We have addressed the issue of construct validity and full strict measurement invariance for two alternative versions of SPANE. We concluded that both the original SPANE-12 and the newly established SPANE-8 confirmed the bi-di- mensional model with the two components of affect in two factors. Additionally, SPANE-12 and SPANE-8 are measurement invariant across gender (strict invariance). Our findings confirmed the robustness of SPANE-12, suggesting at the same time that SPANE-8 has equally sound psychometric properties, and a more parsimonious structure, being shorter. The two versions are strongly correlated. Normative data were also calculated for both versions.

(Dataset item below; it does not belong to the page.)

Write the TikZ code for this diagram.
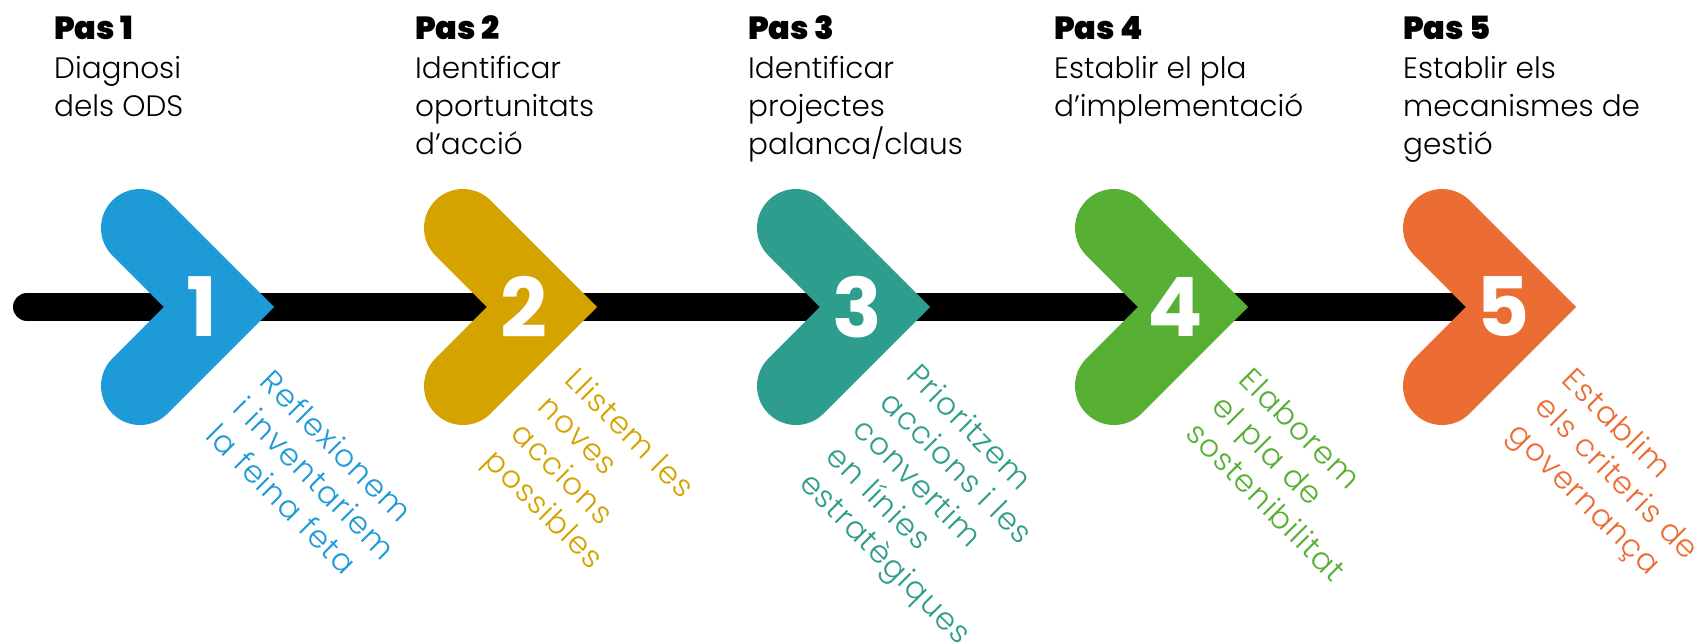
\documentclass[tikz,border=0pt]{standalone}
\usepackage{fontspec}
\IfFontExistsTF{Poppins Light}{\newfontfamily\popL{Poppins Light}\newfontfamily\popLs{Poppins Light}[LetterSpace=4]}{\newfontfamily\popL{Poppins}\newfontfamily\popLs{Poppins}[LetterSpace=4]}
\IfFontExistsTF{Poppins Black}{\newfontfamily\popK{Poppins Black}}{\newfontfamily\popK{Poppins}[FakeBold=3]}
\IfFontExistsTF{Poppins Bold}{\newfontfamily\popB{Poppins Bold}}{\newfontfamily\popB{Poppins}[FakeBold=2]}
\definecolor{cA}{HTML}{1E9AD6}
\definecolor{cB}{HTML}{D5A300}
\definecolor{cC}{HTML}{2E9D8E}
\definecolor{cD}{HTML}{57AF33}
\definecolor{cE}{HTML}{EC6D34}
\tikzset{
  chev/.style={line width=78pt, line cap=round, line join=miter, miter limit=10},
  num/.style={text=white, inner sep=0, font=\popB\fontsize{82}{82}\selectfont},
  pas/.style={anchor=base west, inner sep=0, font=\popK\fontsize{32}{38}\selectfont},
  body/.style={anchor=north west, align=left, inner sep=0, font=\popL\fontsize{29.5}{38}\selectfont},
  diag/.style={anchor=north west, align=left, inner sep=0, rotate=-45, font=\popLs\fontsize{31}{38}\selectfont},
}
\begin{document}
\begin{tikzpicture}[x=1pt,y=-1pt]
\useasboundingbox (0,0) rectangle (1701,643);
% timeline
\coordinate (ls) at (27,307);
\coordinate (le) at (1480,307);
\draw[line width=28pt, line cap=round] (ls) -- (le);
% chevron vertices
\coordinate (v1) at (219,307);
\coordinate (v2) at (542,307);
\coordinate (v3) at (875,307);
\coordinate (v4) at (1193,307);
\coordinate (v5) at (1521,307);
\foreach \v/\c in {v1/cA, v2/cB, v3/cC, v4/cD, v5/cE}{
  \draw[chev, draw=\c] ([shift={(-79,-79)}]\v) -- (\v) -- ([shift={(-79,79)}]\v);
}
% numbers
\node[num] (n1) at ([xshift=-17]v1) {1};
\node[num] (n2) at ([xshift=-18]v2) {2};
\node[num] (n3) at ([xshift=-18]v3) {3};
\node[num] (n4) at ([xshift=-18]v4) {4};
\node[num] (n5) at ([xshift=-18]v5) {5};
% headers
\node[pas] (p1) at (54,39) {Pas 1};
\node[pas] (p2) at (415,39) {Pas 2};
\node[pas] (p3) at (748,39) {Pas 3};
\node[pas] (p4) at (1054,39) {Pas 4};
\node[pas] (p5) at (1403,39) {Pas 5};
\node[body] (b1) at (54,56) {Diagnosi\\dels ODS};
\node[body] (b2) at (415,56) {Identificar\\oportunitats\\d’acció};
\node[body] (b3) at (748,56) {Identificar\\projectes\\palanca/claus};
\node[body] (b4) at (1054,56) {Establir el pla\\d’implementació};
\node[body] (b5) at (1403,56) {Establir els\\mecanismes de\\gestió};
% diagonal texts
\node[diag, text=cA] (d1) at (275,367) {Reflexionem\\i inventariem\\la feina feta};
\node[diag, text=cB] (d2) at (580,365) {Llistem les\\noves\\accions\\possibles};
\node[diag, text=cC] (d3) at (922,361) {Prioritzem\\accions i les\\convertim\\en línies\\estratègiques};
\node[diag, text=cD] (d4) at (1254,365) {Elaborem\\el pla de\\sostenibilitat};
\node[diag, text=cE] (d5) at (1577,365) {Establim\\els criteris de\\governança};
\end{tikzpicture}
\end{document}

Nevertheless, this study has certain limitations that should be taken into account when interpreting the results. First, psychology students participated in data administration through an electronic test battery. The effects of this procedure are unspecified. Second, SPANE-8 findings are encouraging, however additional evaluation of its structure is necessary to different samples. Third, the measurement invariance across gender had a rather imbalanced sample of men versus women. All above limitations considered, the present study adds to present affect research by: 1) providing evidence that the Greek version of the original 12-item SPANE (Diener et al., 2010) is a robust measure of affect. The construct validation was implemented using a new sample-splitting based procedure we call “3-faced construct validation method”; 2) providing a newer, briefer version, the SPANE-8, with sound psychometric properties and normative data; 3) proving the strict measurement invariance of both above versions; 4) modeling Subjective wellbeing with a Bifactor CFA model using SPANE to measure the affect component; 5) calculating normative data for the Greek cultural context.